Here are keystroke-level models for two methods that delete a word. The first method clicks at the start of the word, shift-clicks at the end of the word to highlight it, and then presses the Del key on the keyboard. Notice the H operator for moving the hand from the mouse to the keyboard. That operator may not be necessary if the user uses the hand already on the keyboard (which pressed Shift) to reach over and press Del. The second method clicks at the start of the word, then presses Del enough times to delete all the characters in the word.

Limitations of KLM

  • Only expert users doing routine (well-learned) tasks
  • Only measures efficiency
    • Not learnability or safety
  • Ignores
    • errors (methods must be error-free)
    • parallel action (shift-click)
    • mental workload (e.g., attention & WM limits)
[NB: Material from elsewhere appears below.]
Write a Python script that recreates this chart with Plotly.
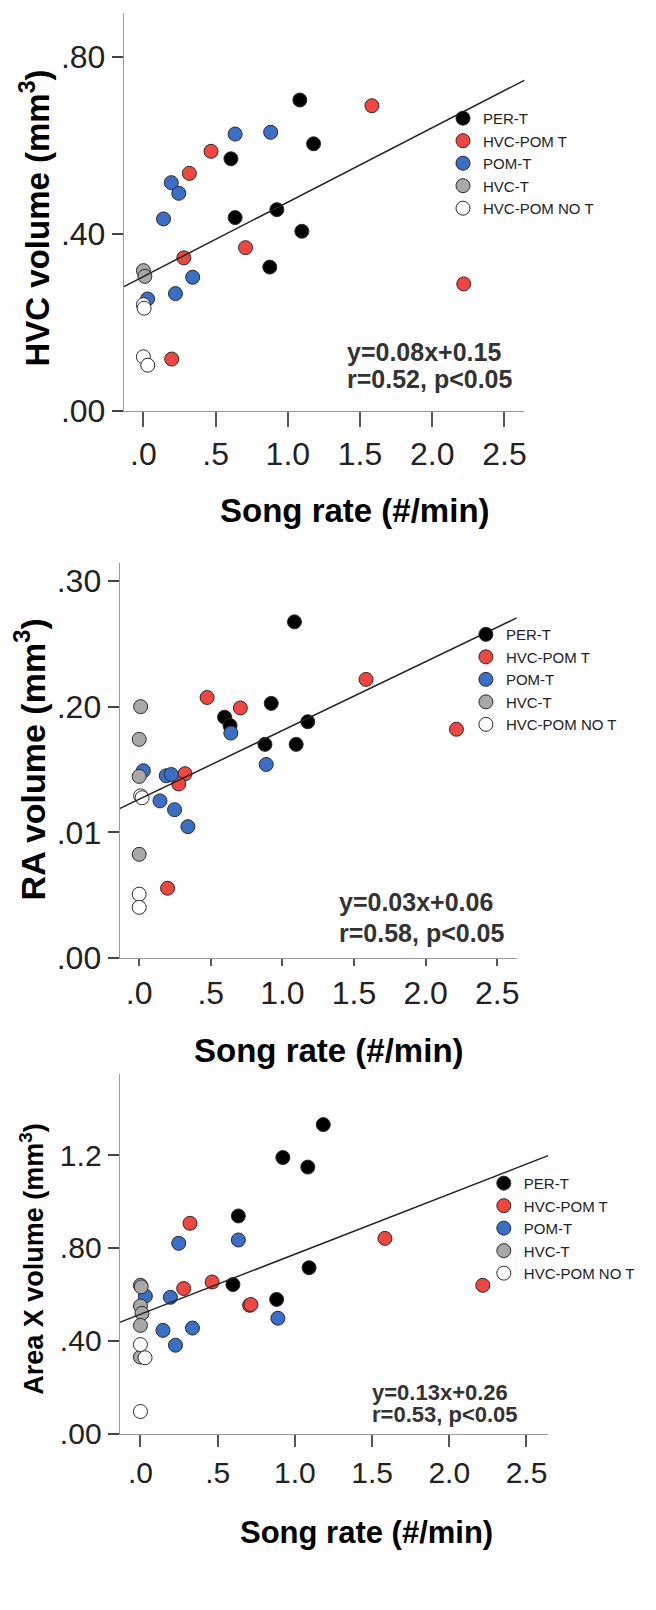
import plotly.graph_objects as go

# ---------------- data ----------------
groups = ["PER-T", "HVC-POM T", "POM-T", "HVC-T", "HVC-POM NO T"]
colors = ["#000000", "#F0463F", "#3A6FC7", "#A8A8A8", "#FFFFFF"]

x_ticks = [0, 0.5, 1.0, 1.5, 2.0, 2.5]
x_ticktext = [".0", ".5", "1.0", "1.5", "2.0", "2.5"]

# Panel 1: HVC volume
hvc_per_x = [1.083, 1.178, 0.606, 0.635, 0.924, 1.097, 0.875]
hvc_per_y = [0.703, 0.604, 0.570, 0.437, 0.455, 0.406, 0.325]
hvc_hp_x = [1.582, 0.468, 0.318, 0.707, 0.280, 2.218, 0.196]
hvc_hp_y = [0.690, 0.587, 0.537, 0.369, 0.346, 0.287, 0.117]
hvc_pom_x = [0.635, 0.881, 0.193, 0.245, 0.139, 0.341, 0.222, 0.029]
hvc_pom_y = [0.626, 0.630, 0.516, 0.492, 0.434, 0.302, 0.265, 0.253]
hvc_hvc_x = [0.0, 0.01]
hvc_hvc_y = [0.317, 0.304]
hvc_not_x = [0.0, 0.005, 0.0, 0.03]
hvc_not_y = [0.240, 0.232, 0.122, 0.103]
hvc_fit_x = [-0.135, 2.64]
hvc_fit_y = [0.281, 0.748]
hvc_yticks = [0, 0.4, 0.8]
hvc_yticktext = [".00", ".40", ".80"]

# Panel 2: RA volume
ra_per_x = [1.084, 0.922, 0.596, 0.634, 1.177, 0.878, 1.096]
ra_per_y = [0.2675, 0.2026, 0.1916, 0.185, 0.188, 0.170, 0.170]
ra_hp_x = [1.584, 0.474, 0.706, 2.215, 0.320, 0.276, 0.198]
ra_hp_y = [0.2217, 0.2073, 0.199, 0.182, 0.1466, 0.1385, 0.0555]
ra_pom_x = [0.640, 0.887, 0.029, 0.189, 0.224, 0.145, 0.247, 0.340]
ra_pom_y = [0.179, 0.154, 0.149, 0.145, 0.146, 0.125, 0.118, 0.1045]
ra_hvc_x = [0.01, 0.0, 0.0, 0.0]
ra_hvc_y = [0.200, 0.174, 0.1445, 0.0825]
ra_not_x = [0.01, 0.02, 0.0, 0.0]
ra_not_y = [0.129, 0.1275, 0.0508, 0.0403]
ra_fit_x = [-0.137, 2.637]
ra_fit_y = [0.1188, 0.2707]
ra_yticks = [0, 0.1, 0.2, 0.3]
ra_yticktext = [".00", ".01", ".20", ".30"]

# Panel 3: Area X volume
ax_per_x = [1.184, 0.922, 1.084, 0.634, 1.092, 0.599, 0.882]
ax_per_y = [1.331, 1.189, 1.148, 0.9375, 0.7145, 0.642, 0.578]
ax_hp_x = [0.321, 1.583, 0.464, 0.280, 0.707, 0.715, 2.217]
ax_hp_y = [0.906, 0.841, 0.653, 0.625, 0.5526, 0.556, 0.639]
ax_pom_x = [0.248, 0.634, 0.032, 0.194, 0.890, 0.146, 0.337, 0.227]
ax_pom_y = [0.8196, 0.834, 0.592, 0.587, 0.497, 0.4446, 0.4545, 0.3807]
ax_hvc_x = [0.0, 0.005, 0.0, 0.01, 0.0, 0.0]
ax_hvc_y = [0.639, 0.632, 0.5497, 0.518, 0.466, 0.3295]
ax_not_x = [0.0, 0.03, 0.0]
ax_not_y = [0.3835, 0.3267, 0.095]
ax_fit_x = [-0.135, 2.640]
ax_fit_y = [0.479, 1.1974]
ax_yticks = [0, 0.4, 0.8, 1.2]
ax_yticktext = [".00", ".40", ".80", "1.2"]

# ---------------- layout helpers ----------------
W, H = 656, 1610
FONT = "Liberation Sans, Arial, sans-serif"


def px(x):
    return x / W


def py(y):
    return 1 - y / H


panels = [
    dict(series=[(hvc_per_x, hvc_per_y), (hvc_hp_x, hvc_hp_y), (hvc_pom_x, hvc_pom_y),
                 (hvc_hvc_x, hvc_hvc_y), (hvc_not_x, hvc_not_y)],
         fit=(hvc_fit_x, hvc_fit_y), yt=(hvc_yticks, hvc_yticktext),
         xl=116.3, xr=518.8, yb=407.3, yt_px=5, yrange=[0, 0.90], xrange=[-0.136, 2.638],
         ticklen=15, leg=(437, 95), legfont=15,
         ytitle="HVC volume (mm<sup>3</sup>)", ytpos=(27, 212), ytsize=33,
         xtitle_pos=(349, 508), xtsize=33,
         eq=("y=0.08x+0.15", "r=0.52, p<0.05"), eqpos=(339, 348, 375), eqsize=25,
         tickfont=32),
    dict(series=[(ra_per_x, ra_per_y), (ra_hp_x, ra_hp_y), (ra_pom_x, ra_pom_y),
                 (ra_hvc_x, ra_hvc_y), (ra_not_x, ra_not_y)],
         fit=(ra_fit_x, ra_fit_y), yt=(ra_yticks, ra_yticktext),
         xl=112.1, xr=511.2, yb=960.7, yt_px=561.7, yrange=[0, 0.314], xrange=[-0.137, 2.637],
         ticklen=7, leg=(460, 617), legfont=15,
         ytitle="RA volume (mm<sup>3</sup>)", ytpos=(22, 760), ytsize=34,
         xtitle_pos=(322, 1054), xtsize=33,
         eq=("y=0.03x+0.06", "r=0.58, p<0.05"), eqpos=(331, 904, 935), eqsize=25,
         tickfont=32),
    dict(series=[(ax_per_x, ax_per_y), (ax_hp_x, ax_hp_y), (ax_pom_x, ax_pom_y),
                 (ax_hvc_x, ax_hvc_y), (ax_not_x, ax_not_y)],
         fit=(ax_fit_x, ax_fit_y), yt=(ax_yticks, ax_yticktext),
         xl=112.1, xr=542.6, yb=1441.7, yt_px=1078.3, yrange=[0, 1.548], xrange=[-0.135, 2.640],
         ticklen=12, leg=(478, 1172), legfont=15,
         ytitle="Area X volume (mm<sup>3</sup>)", ytpos=(24, 1265), ytsize=27,
         xtitle_pos=(360, 1542), xtsize=31,
         eq=("y=0.13x+0.26", "r=0.53, p<0.05"), eqpos=(364, 1400, 1422), eqsize=22,
         tickfont=30),
]

fig = go.Figure()
layout = dict(width=W, height=H, margin=dict(l=0, r=0, t=0, b=0),
              paper_bgcolor="white", plot_bgcolor="white", showlegend=True)
annotations = []

for i, p in enumerate(panels, start=1):
    sfx = "" if i == 1 else str(i)
    xa, ya = "x" + sfx, "y" + sfx
    leg = "legend" + sfx
    for (sx, sy), name, col in zip(p["series"], groups, colors):
        fig.add_trace(go.Scatter(
            x=sx, y=sy, mode="markers", name=name, xaxis=xa, yaxis=ya, legend=leg,
            marker=dict(size=14, color=col, line=dict(color="#2a2a2a", width=1)),
            cliponaxis=False))
    fig.add_trace(go.Scatter(
        x=p["fit"][0], y=p["fit"][1], mode="lines", xaxis=xa, yaxis=ya,
        line=dict(color="#222222", width=1.5), showlegend=False, hoverinfo="skip"))

    xdom = [px(p["xl"]), px(p["xr"])]
    ydom = [py(p["yb"]), py(p["yt_px"])]
    layout["xaxis" + sfx] = dict(
        domain=xdom, anchor=ya, range=p["xrange"], showline=True, linecolor="#9a9a9a",
        linewidth=1, ticks="outside", ticklen=p["ticklen"], tickwidth=2,
        tickcolor="#555555", tickvals=x_ticks, ticktext=x_ticktext,
        showgrid=False, zeroline=False,
        tickfont=dict(family=FONT, size=p["tickfont"], color="#222222"))
    layout["yaxis" + sfx] = dict(
        domain=ydom, anchor=xa, range=p["yrange"], showline=True, linecolor="#9a9a9a",
        linewidth=1, ticks="outside", ticklen=11, tickwidth=2, tickcolor="#444444",
        tickvals=p["yt"][0], ticktext=p["yt"][1], showgrid=False, zeroline=False,
        tickfont=dict(family=FONT, size=p["tickfont"], color="#222222"))
    layout[leg] = dict(
        x=px(p["leg"][0]), y=py(p["leg"][1]), xanchor="left", yanchor="top",
        bgcolor="rgba(0,0,0,0)", font=dict(family=FONT, size=p["legfont"], color="#222222"),
        itemclick=False, itemdoubleclick=False, tracegroupgap=0)

    annotations.append(dict(
        text=f"<b>{p['ytitle']}</b>", xref="paper", yref="paper",
        x=px(p["ytpos"][0]), y=py(p["ytpos"][1]), textangle=-90, showarrow=False,
        xanchor="center", yanchor="middle",
        font=dict(family=FONT, size=p["ytsize"], color="#000000")))
    annotations.append(dict(
        text="<b>Song rate (#/min)</b>", xref="paper", yref="paper",
        x=px(p["xtitle_pos"][0]), y=py(p["xtitle_pos"][1]), showarrow=False,
        xanchor="center", yanchor="middle",
        font=dict(family=FONT, size=p["xtsize"], color="#000000")))
    for txt, yy in zip(p["eq"], p["eqpos"][1:]):
        annotations.append(dict(
            text=f"<b>{txt}</b>", xref="paper", yref="paper",
            x=px(p["eqpos"][0]), y=py(yy), showarrow=False,
            xanchor="left", yanchor="middle",
            font=dict(family=FONT, size=p["eqsize"], color="#333333")))

layout["annotations"] = annotations
fig.update_layout(**layout)
fig.write_html("out.html")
    • planning & problem solving (how does user select the method?)
    • fatigue
Keystroke level models have some limitations--we've already discussed the focus on expert users and efficiency. But KLM also **assumes no errors** made in the execution of the method, which isn't true even for experts. Methods may differ not just in time to execute but also in propensity of errors, and KLM doesn't account for that. KLM also assumes that all actions are serialized, even actions that involve different hands (like moving the mouse and pressing down the Shift key). Real experts don't behave that way; they overlap operations. KLM also doesn't have a fine-grained model of mental operations. Planning, problem solving, different levels of working memory load can all affect time and error rate; KLM lumps them into the M operator.